Metamorphic processes also control many physical processes which form the source of hydrothermal fluids, outlined above.
4. Sedimentary Deposits
Mineral deposits formed during the accumulation of sediment on the bottom of rivers and other bodies of water. According to their place of formation they are divided into river, swamp, lake, sea, and ocean deposits. Depending on the type of sediment accumulation, sedimentary deposits may be mechanical, chemical, biochemical, or volcanic-sedimentary. Sedimentary deposits are conformable with respect to the sedimentary rocks enclosing them. They usually occupy a strictly defined stratigraphic position and occur in the form of layers or flat lenses.

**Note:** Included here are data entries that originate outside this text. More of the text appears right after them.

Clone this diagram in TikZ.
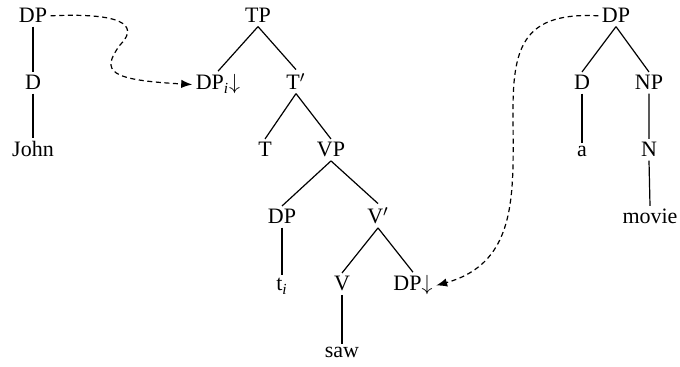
\documentclass[tikz,border=0pt]{standalone}
\usepackage{fontspec}
\setmainfont{Liberation Serif}
\usetikzlibrary{arrows.meta}
\tikzset{
  tn/.style={anchor=base,inner sep=1.5pt,font=\fontsize{11}{13}\selectfont},
  mv/.style={dash pattern=on 2.5pt off 1.8pt,-{Latex[length=5.5pt,width=4.2pt]}}
}
\begin{document}
\begin{tikzpicture}[x=0.5pt,y=-0.5pt,line width=0.6pt]
        \useasboundingbox (0,0) rectangle (680,367);
        %John;
            \node[tn] (dpa) at (33,23) {DP};
            \node[tn] (da) at (33,90) {D};
            \node[tn] (john) at (33,157) {John};
            \draw (dpa.south)--(da.north) (da.south)--(john.north);
        %主树;
            \node[tn] (tp) at (258,23) {TP};
            \node[tn] (dpi) at (218,90) {DP\textsubscript{\itshape i}$\downarrow$};
            \node[tn] (tbar) at (296,90) {T$'$};
            \node[tn] (t) at (265,157) {T};
            \node[tn] (vp) at (331,157) {VP};
            \node[tn] (dpt) at (282,224) {DP};
            \node[tn] (vbar) at (378,224) {V$'$};
            \node[tn] (ti) at (282,291) {t\textsubscript{\itshape i}};
            \node[tn] (v) at (342,291) {V};
            \node[tn] (dpo) at (413,291) {DP$\downarrow$};
            \node[tn] (saw) at (342,358) {saw};
            \draw (tp.south)--(dpi.north) (tp.south)--(tbar.north);
            \draw (tbar.south)--(t.north) (tbar.south)--(vp.north);
            \draw (vp.south)--(dpt.north) (vp.south)--(vbar.north);
            \draw (dpt.south)--(ti.north);
            \draw (vbar.south)--(v.north) (vbar.south)--(dpo.north);
            \draw (v.south)--(saw.north);
        %a movie;
            \node[tn] (dpb) at (616,23) {DP};
            \node[tn] (db) at (582,90) {D};
            \node[tn] (np) at (649,90) {NP};
            \node[tn] (a) at (582,157) {a};
            \node[tn] (n) at (649,157) {N};
            \node[tn] (movie) at (650,224) {movie};
            \draw (dpb.south)--(db.north) (dpb.south)--(np.north);
            \draw (db.south)--(a.north);
            \draw (np.south)--(n.north) (n.south)--(movie.north);
        %替换;
            \draw [mv] (dpa.east) .. controls (135,12) and (135,30) .. (120,45)
                .. controls (100,72) and (110,80) .. (dpi.west);
            \draw [mv] (dpb.west) .. controls (525,12) and (513,45) .. (513,110)
                .. controls (513,190) and (520,262) .. (dpo.east);
    \end{tikzpicture}
\end{document}
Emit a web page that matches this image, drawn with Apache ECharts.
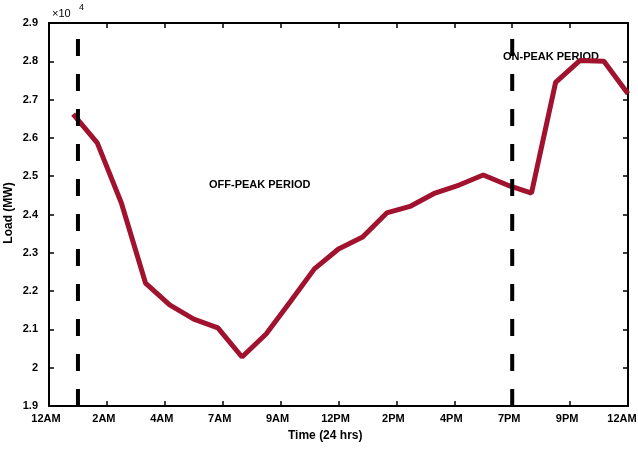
<!DOCTYPE html>
<html lang="en">
<head>
    <meta charset="UTF-8">
    <title>Load</title>
    <script type="text/javascript" src="https://cdn.jsdelivr.net/npm/echarts@6/dist/echarts.min.js"></script>
</head>
<style>
    html, body {
        margin: 0;
        padding: 0;
        background-color: #fff;
    }
    #chart{
        width: 638px;
        height: 452px;
    }
</style>
<body>
<div id="chart"></div>
</body>
<script>
    // hours of the day and load (x 10^4 MW)
    var hours = [1, 2, 3, 4, 5, 6, 7, 8, 9, 10, 11, 12, 13, 14, 15, 16, 17, 18, 19, 20, 21, 22, 23, 24]
    var load = [2.662, 2.587, 2.43, 2.221, 2.164, 2.127, 2.104, 2.028, 2.088, 2.172, 2.258, 2.31,
        2.341, 2.404, 2.422, 2.456, 2.477, 2.503, 2.477, 2.456, 2.745, 2.802, 2.800, 2.715]
    var tickLabels = ['12AM', '2AM', '4AM', '7AM', '9AM', '12PM', '2PM', '4PM', '7PM', '9PM', '12AM']
    // period boundaries (hours)
    var boundaries = [1.2, 19.2]

    var font = '"Liberation Sans", Arial, sans-serif'

    function chart_refresh(){
        var myChart = echarts.init(document.getElementById('chart'));

        var lineData = []
        for (var i = 0; i < hours.length; i++) {
            lineData.push([hours[i], load[i]])
        }

        var dashSeries = boundaries.map(function (b) {
            return {
                type: 'line',
                data: [[b, 1.9], [b, 2.9]],
                symbol: 'none',
                silent: true,
                z: 3,
                lineStyle: {color: '#000', width: 4, type: [17, 18]}
            }
        })

        var axisBase = {
            type: 'value',
            axisLine: {show: true, onZero: false, lineStyle: {color: '#000', width: 2}},
            axisTick: {show: true, inside: true, length: 5, lineStyle: {color: '#000', width: 1.5}},
            splitLine: {show: false}
        }

        var option = {
            animation: false,
            grid: {left: 49, right: 10, top: 23, bottom: 46, containLabel: false, outerBoundsMode: 'none'},
            xAxis: [
                Object.assign({}, axisBase, {
                    min: 0, max: 24, interval: 2.4,
                    position: 'bottom',
                    axisLabel: {
                        color: '#000', fontWeight: 'bold', fontSize: 11, fontFamily: font, margin: 7,
                        padding: [0, 6, 0, 0],
                        formatter: function (v) {
                            var idx = Math.round(v / 2.4)
                            if (idx === tickLabels.length - 1) return '{last|' + tickLabels[idx] + '}'
                            return tickLabels[idx]
                        },
                        rich: {
                            last: {color: '#000', fontWeight: 'bold', fontSize: 11, fontFamily: font, padding: [0, 6, 0, 0]}
                        }
                    }
                }),
                Object.assign({}, axisBase, {
                    min: 0, max: 24, interval: 2.4,
                    position: 'top',
                    axisLabel: {show: false}
                })
            ],
            yAxis: [
                Object.assign({}, axisBase, {
                    min: 1.9, max: 2.9, interval: 0.1,
                    position: 'left',
                    axisLabel: {
                        color: '#000', fontWeight: 'bold', fontSize: 11, fontFamily: font, margin: 11,
                        formatter: function (v) { return String(Math.round(v * 10) / 10) }
                    }
                }),
                Object.assign({}, axisBase, {
                    min: 1.9, max: 2.9, interval: 0.1,
                    position: 'right',
                    axisLabel: {show: false}
                })
            ],
            graphic: [
                {type: 'text', x: 9, y: 213, rotation: Math.PI / 2,
                    style: {text: 'Load (MW)', fill: '#000', font: 'bold 12px ' + font, align: 'center', verticalAlign: 'middle'}},
                {type: 'text', left: 52, top: 8, style: {text: '\u00d710', fill: '#000', font: '11px ' + font}},
                {type: 'text', left: 79, top: 3, style: {text: '4', fill: '#000', font: '9px ' + font}},
                {type: 'text', left: 209, top: 179, style: {text: 'OFF-PEAK PERIOD', fill: '#000', font: 'bold 11px ' + font}},
                {type: 'text', left: 503, top: 51, style: {text: 'ON-PEAK PERIOD', fill: '#000', font: 'bold 11px ' + font}},
                {type: 'text', left: 288, top: 430, style: {text: 'Time (24 hrs)', fill: '#000', font: 'bold 12px ' + font}}
            ],
            series: [
                {
                    type: 'line',
                    data: lineData,
                    symbol: 'none',
                    z: 2,
                    lineStyle: {color: '#A0122E', width: 5}
                }
            ].concat(dashSeries)
        };
        myChart.setOption(option);
    }

    chart_refresh()
</script>
</html>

Types of Sedimentary deposits:
1- Allochthonous: Transported or detrital origin. These include Placer type deposits. placer deposit or place is an accumulation of valuable minerals formed by gravity separation during sedimentary processes. Minerals that form placer deposits have high specific gravity, are chemically resistant to weathering, and are durable, as a result, these minerals are concentrated in residual, beach, and stream deposits, thereby forming workable ore deposits
Examples of Placer minerals (also known as heavy minerals):
Cassiterite, Rutile, Gold, ilmenite, chromite, diamond, garnet, Pt, ruby, sapphire, and zircon.

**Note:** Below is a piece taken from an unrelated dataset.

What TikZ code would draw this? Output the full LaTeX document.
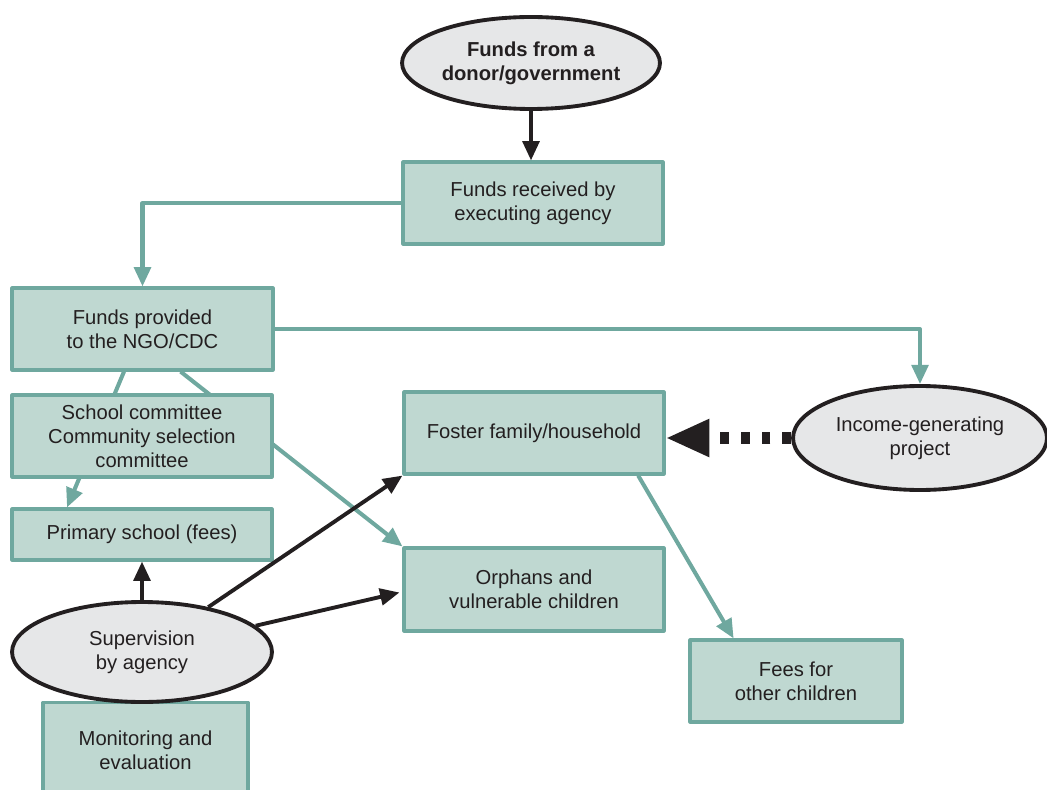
\documentclass[tikz,border=0pt]{standalone}
\usepackage{fontspec}
\setmainfont{Liberation Sans}
\usetikzlibrary{positioning,arrows.meta,shapes.geometric,backgrounds,calc}
\definecolor{boxfill}{HTML}{BFD8D1}
\definecolor{boxline}{HTML}{6FA89F}
\definecolor{ovalfill}{HTML}{E6E7E8}
\definecolor{ink}{HTML}{231F20}
\begin{document}
\begin{tikzpicture}[x=0.02cm, y=-0.02cm, font=\fontsize{11.5}{13.7}\selectfont, line join=round,
    >={Triangle[length=11pt,width=9.5pt]},
    box/.style={draw=boxline, fill=boxfill, line width=1.8pt, inner sep=0pt, align=center, text=ink,
      minimum width=5.2cm, minimum height=1.64cm},
    oval/.style={ellipse, draw=ink, fill=ovalfill, line width=2.2pt, inner sep=0pt, align=center, text=ink},
    tealline/.style={draw=boxline, line width=2.3pt},
    blackline/.style={draw=ink, line width=2.2pt}]
  \useasboundingbox (0,0) rectangle (1047,790);
  % ovals and boxes
  \node[oval, minimum width=5.16cm, minimum height=1.84cm] (donor) at (531,63) {\bfseries Funds from a\\\bfseries donor/government};
  \node[box] (recv) at (533,203) {Funds received by\\executing agency};
  \node[box, minimum width=5.22cm] (ngo) at (142.5,329) {Funds provided\\to the NGO/CDC};
  \node[box] (comm) at (142,436) {School committee\\Community selection\\committee};
  \node[box, minimum height=1.02cm] (school) at (142,534.5) {Primary school (fees)};
  \node[box, minimum width=4.1cm, minimum height=1.9cm] (monitor) at (145.5,750) {Monitoring and\\evaluation};
  \node[oval, minimum width=5.2cm, minimum height=2cm] (superv) at (142,652) {Supervision\\by agency};
  \node[box] (foster) at (534,433) {Foster family/household};
  \node[box, minimum height=1.66cm] (orphans) at (534,589.5) {Orphans and\\vulnerable children};
  \node[oval, minimum width=5.08cm, minimum height=2.08cm] (income) at (920,438) {Income-generating\\project};
  \node[box, minimum width=4.24cm] (fees) at (796,681) {Fees for\\other children};
  % connectors
  \draw[blackline,->] (donor.south) -- (donor.south |- recv.north);
  \draw[tealline,->] (recv.west) -| (ngo.north);
  \draw[tealline,->] (ngo.east) -| (income.north);
  \begin{scope}[on background layer]
    \draw[tealline,->] ($(ngo.south west)!0.43!(ngo.south east)$) -- ($(school.north west)!0.215!(school.north east)$);
    \draw[tealline,->] ($(ngo.south west)!0.644!(ngo.south east)$) -- (orphans.north west);
  \end{scope}
  \draw[blackline,->] (superv.north) -- (school.south);
  \draw[blackline,->] (superv) -- (foster.south west);
  \draw[blackline,->] (superv) -- ($(orphans.west)+(-3,3)$);
  \draw[tealline,->] ($(foster.south west)!0.896!(foster.south east)$) -- ($(fees.north west)!0.21!(fees.north east)$);
  \draw[draw=ink, line width=6.3pt, dash pattern=on 5pt off 6.8pt, -{Triangle[length=25pt,width=20pt]}]
    (income.west) -- (foster.east |- income.west);
\end{tikzpicture}
\end{document}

2- Autochthonous: Are of three types:
- Biogenic deposits as coal and oil shale, and
- Residual deposits as Bauxites and laterites.
- Chemically precipitated which include the Precambrian Banded Iron Formations, the sedimentary manganese deposits, and SEDEX deposits.
SEDEX Deposits: Sedimentary exhalative deposits (SedEx deposits) are ore deposits which are interpreted to have been formed by release of ore-bearing hydrothermal fluids into a water reservoir (usually the ocean), resulting in the precipitation of stratiform ore.